Given material ->
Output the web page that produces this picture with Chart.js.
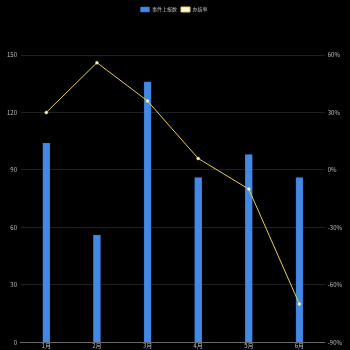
<!DOCTYPE html>
<html>
<head>
<meta charset="utf-8">
<script src="https://cdn.jsdelivr.net/npm/chart.js@4.4.1/dist/chart.umd.min.js"></script>
<style>
  html, body { margin: 0; padding: 0; background: #000; }
  #wrap { width: 350px; height: 350px; }
</style>
</head>
<body>
<div id="wrap"><canvas id="chart"></canvas></div>
<script>
// monthly data
const months = ['1月', '2月', '3月', '4月', '5月', '6月'];
const reportCounts = [104, 56, 136, 86, 98, 86];
const closeRates = [30, 56, 36, 6, -10, -70];

const countTicks = { min: 0, max: 150, step: 30 };
const rateTicks = { min: -90, max: 60, step: 30 };

const FONT = '"Noto Sans CJK SC", "Noto Sans", sans-serif';
const textColor = '#bdbdbd';
const gridColor = '#202020';

// push the plot area down below the legend
const legendGap = {
  id: 'legendGap',
  beforeInit(chart) {
    const origFit = chart.legend.fit;
    chart.legend.fit = function () {
      origFit.bind(chart.legend)();
      this.height += 33;
    };
  }
};

const ctx = document.getElementById('chart').getContext('2d');
new Chart(ctx, {
  type: 'bar',
  data: {
    labels: months,
    datasets: [
      {
        type: 'line',
        label: '办结率',
        data: closeRates,
        yAxisID: 'y2',
        borderColor: '#e3cf4a',
        backgroundColor: '#fff8d8',
        borderWidth: 1,
        pointRadius: 1.5,
        pointBorderWidth: 0.5,
        pointBorderColor: '#e3cf4a',
        pointBackgroundColor: '#fffbe8',
        tension: 0,
        order: 0
      },
      {
        label: '事件上报数',
        data: reportCounts,
        yAxisID: 'y',
        backgroundColor: '#4289e6',
        borderColor: '#2f6cc0',
        borderWidth: 0.5,
        barThickness: 7,
        order: 1
      }
    ]
  },
  options: {
    responsive: true,
    maintainAspectRatio: false,
    animation: false,
    layout: { padding: { left: 3, right: 5, top: 3, bottom: 0 } },
    plugins: {
      legend: {
        position: 'top',
        reverse: true,
        labels: {
          color: textColor,
          font: { family: FONT, size: 5 },
          boxWidth: 9,
          boxHeight: 5,
          padding: 4
        }
      },
      tooltip: { enabled: false }
    },
    scales: {
      x: {
        grid: { display: false, drawTicks: false },
        border: { display: true, color: '#6a6a6a', width: 1 },
        ticks: { color: textColor, font: { family: FONT, size: 6 }, padding: 0 }
      },
      y: {
        position: 'left',
        min: countTicks.min,
        max: countTicks.max,
        grid: { color: gridColor, drawTicks: false },
        border: { display: false },
        ticks: {
          stepSize: countTicks.step,
          color: textColor,
          font: { family: FONT, size: 6 },
          padding: 4
        }
      },
      y2: {
        position: 'right',
        min: rateTicks.min,
        max: rateTicks.max,
        grid: { drawOnChartArea: false, drawTicks: false },
        border: { display: false },
        ticks: {
          stepSize: rateTicks.step,
          color: textColor,
          font: { family: FONT, size: 6 },
          padding: 3,
          callback: (val) => `${val}%`
        }
      }
    }
  },
  plugins: [legendGap]
});
</script>
</body>
</html>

Given problem ->
Every line should be retyped exactly, with the pictures omitted.

Output ->
Output the web page that produces this picture with Chart.js.
<!DOCTYPE html>
<html>
<head>
<meta charset="utf-8">
<script src="https://cdn.jsdelivr.net/npm/chart.js@4.4.1/dist/chart.umd.min.js"></script>
<style>
  html, body { margin: 0; padding: 0; background: #000; }
  #wrap { width: 350px; height: 350px; }
</style>
</head>
<body>
<div id="wrap"><canvas id="chart"></canvas></div>
<script>
// monthly data
const months = ['1月', '2月', '3月', '4月', '5月', '6月'];
const reportCounts = [104, 56, 136, 86, 98, 86];
const closeRates = [30, 56, 36, 6, -10, -70];

const countTicks = { min: 0, max: 150, step: 30 };
const rateTicks = { min: -90, max: 60, step: 30 };

const FONT = '"Noto Sans CJK SC", "Noto Sans", sans-serif';
const textColor = '#bdbdbd';
const gridColor = '#202020';

// push the plot area down below the legend
const legendGap = {
  id: 'legendGap',
  beforeInit(chart) {
    const origFit = chart.legend.fit;
    chart.legend.fit = function () {
      origFit.bind(chart.legend)();
      this.height += 33;
    };
  }
};

const ctx = document.getElementById('chart').getContext('2d');
new Chart(ctx, {
  type: 'bar',
  data: {
    labels: months,
    datasets: [
      {
        type: 'line',
        label: '办结率',
        data: closeRates,
        yAxisID: 'y2',
        borderColor: '#e3cf4a',
        backgroundColor: '#fff8d8',
        borderWidth: 1,
        pointRadius: 1.5,
        pointBorderWidth: 0.5,
        pointBorderColor: '#e3cf4a',
        pointBackgroundColor: '#fffbe8',
        tension: 0,
        order: 0
      },
      {
        label: '事件上报数',
        data: reportCounts,
        yAxisID: 'y',
        backgroundColor: '#4289e6',
        borderColor: '#2f6cc0',
        borderWidth: 0.5,
        barThickness: 7,
        order: 1
      }
    ]
  },
  options: {
    responsive: true,
    maintainAspectRatio: false,
    animation: false,
    layout: { padding: { left: 3, right: 5, top: 3, bottom: 0 } },
    plugins: {
      legend: {
        position: 'top',
        reverse: true,
        labels: {
          color: textColor,
          font: { family: FONT, size: 5 },
          boxWidth: 9,
          boxHeight: 5,
          padding: 4
        }
      },
      tooltip: { enabled: false }
    },
    scales: {
      x: {
        grid: { display: false, drawTicks: false },
        border: { display: true, color: '#6a6a6a', width: 1 },
        ticks: { color: textColor, font: { family: FONT, size: 6 }, padding: 0 }
      },
      y: {
        position: 'left',
        min: countTicks.min,
        max: countTicks.max,
        grid: { color: gridColor, drawTicks: false },
        border: { display: false },
        ticks: {
          stepSize: countTicks.step,
          color: textColor,
          font: { family: FONT, size: 6 },
          padding: 4
        }
      },
      y2: {
        position: 'right',
        min: rateTicks.min,
        max: rateTicks.max,
        grid: { drawOnChartArea: false, drawTicks: false },
        border: { display: false },
        ticks: {
          stepSize: rateTicks.step,
          color: textColor,
          font: { family: FONT, size: 6 },
          padding: 3,
          callback: (val) => `${val}%`
        }
      }
    }
  },
  plugins: [legendGap]
});
</script>
</body>
</html>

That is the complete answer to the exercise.